Surat Edaran (SE) Bank Indonesia (BI) No 15/40/DKMP yang diterbitkan pada September 2013 terkait pembatasan LTV, membuat uang muka alias down payment (DP) KPR rumah pertama melambung hingga 30 persen, dan berbuah pada penurunan penjualan rumah di tahun berikutnya.

Diketahui pula, sewaktu BI menaikkan DP KPR dengan harapan dapat menekan spekulan rumah, tujuannya untuk mereduksi spekulan yang menyebabkan harga rumah naik cepat.

Namun, dalam perjalanannya, bukannya sukses menekan jumlah spekulan, kebijakan itu justru berbuntut pada penurunan penjualan rumah. Tidak hanya rumah mewah yang sering dijadikan wahana spekulasi, tetapi juga rumah kelas bawah yang umunya merupakan rumah pertama.

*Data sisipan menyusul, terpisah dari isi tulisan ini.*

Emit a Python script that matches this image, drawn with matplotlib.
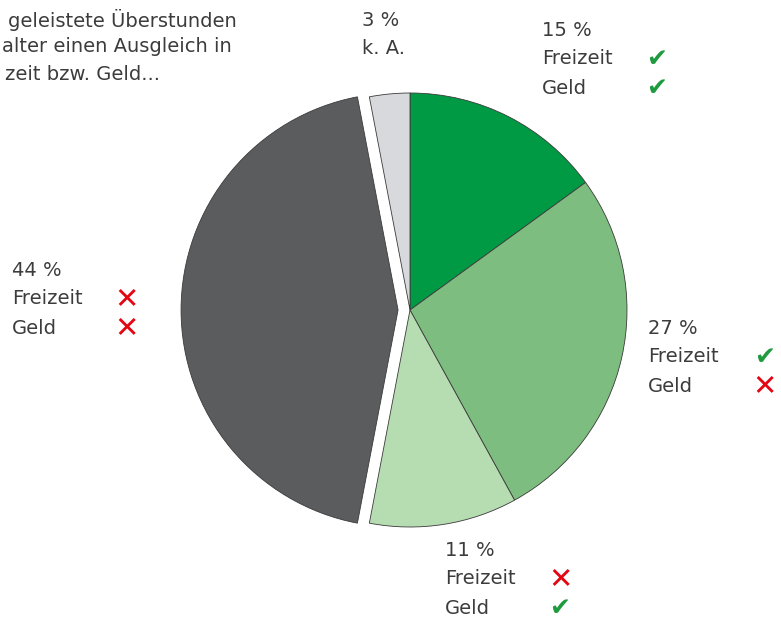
import matplotlib.pyplot as plt

# share of respondents, clockwise from 12 o'clock
shares = [15, 27, 11, 44, 3]
share_labels = ["15 %", "27 %", "11 %", "44 %", "3 %"]
slice_colors = ["#009a44", "#7dbd7f", "#b6dcb1", "#5b5c5e", "#d8d9dc"]
pull_out = [0, 0, 0, 0.055, 0]

# compensation: True = yes (check), False = no (cross), None = no answer
freizeit = [True, True, False, False, None]
geld = [True, False, True, False, None]

title_lines = ["geleistete Überstunden", "alter einen Ausgleich in", "zeit bzw. Geld..."]

W, H = 781, 621
R = 217
fig = plt.figure(figsize=(W / 100, H / 100), dpi=100)
ax = fig.add_axes([0, 0, 1, 1])

ax.pie(shares, colors=slice_colors, explode=[p * R for p in pull_out], startangle=90,
       counterclock=False, center=(410, H - 310), radius=R,
       wedgeprops=dict(edgecolor="#3a3a3a", linewidth=0.6))
ax.set_xlim(0, W)
ax.set_ylim(0, H)
ax.set_aspect("equal")
ax.axis("off")

txt = dict(fontsize=14, color="#3c3c3c", family="DejaVu Sans", va="center", ha="left")
ok = dict(fontsize=18, color="#1f9a3e", family="DejaVu Sans", va="center", ha="center")
no = dict(fontsize=21, color="#e30613", family="DejaVu Sans", va="center", ha="center")

# label anchors in pixels (left x, top y, mark x)
anchors = [(542, 30, 657), (648, 328, 765), (445, 550, 560), (12, 270, 127), (362, 20, None)]
step = 29

for i, (lx, ly, mx) in enumerate(anchors):
    ax.text(lx, H - ly, share_labels[i], **txt)
    if freizeit[i] is None:
        ax.text(lx, H - ly - step, "k. A.", **txt)
        continue
    ax.text(lx, H - ly - step, "Freizeit", **txt)
    ax.text(lx, H - ly - 2 * step, "Geld", **txt)
    for j, v in enumerate([freizeit[i], geld[i]]):
        if v:
            ax.text(mx, H - ly - (j + 1) * step, "\u2714", **ok)
        else:
            ax.text(mx, H - ly - (j + 1) * step, "\u2715", **no)

for k, line in enumerate(title_lines):
    ax.text([8, 2, 5][k], H - 20 - k * 27, line, **txt)

fig.savefig("out.png", dpi=100)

Perlambatan ekonomi, kemudian kondisi politik yang kurang kondusif di 2014 lalu, kemudian juga persaingan bunga semakin ketat, bunga KPR jadi sangat tinggi sempat 13-14 persen. Sehingga, itu membuat daya beli masyarakat jadi turun. Apalagi, ditambah DP KPR sangat tinggi waktu itu, akhirnya penjualan rumah ikut menurun.

Menilik hasil survei harga properti residensial di Pasar Premier yang diterbitkan BI, memang terlihat LTV memberi dampak yang besar pada penjualan rumah. Dampaknya paling terasa di tiga bulan pertama 2014.

Pada triwulan pertama 2014, penualan properti residensial mengalami perlambatan secara kuartalan. Bila pada rentang Oktober-Desember atau triwulan empat 2013 penjualan properti tumbuh hingga 31,54 persen, di triwulan pertama 2014 pertumbuhannya hanya 15,33 persen.

Yang artinya, ada perlambatan yang cukup dalam pada sisi penjualan hunian. Penurunan penjualan terjadi pada semua jenis rumah terutama pada tipe besar. Meski sempat kembali tinggi hingga mencapai 36,65 persen di triwulan kedua 2014, namun penjualan rumah kembali melambat di triwulan ketiga 2014 yang mampu mencatatkan pertumbuhan sebesar 33,69 persen saja. Penurunan penjualan masih terjadi di segmen rumah besar.

Di triwulan keempat 2014, sebenarnya mulai tercatat adanya pertumbuhan penjualan mencapai 40,07 persen. Sayang, kenaikan penjualan tidak terjadi merata, hanya segmen rumah kecil yang mengalami kenaikan jumlah penjualan.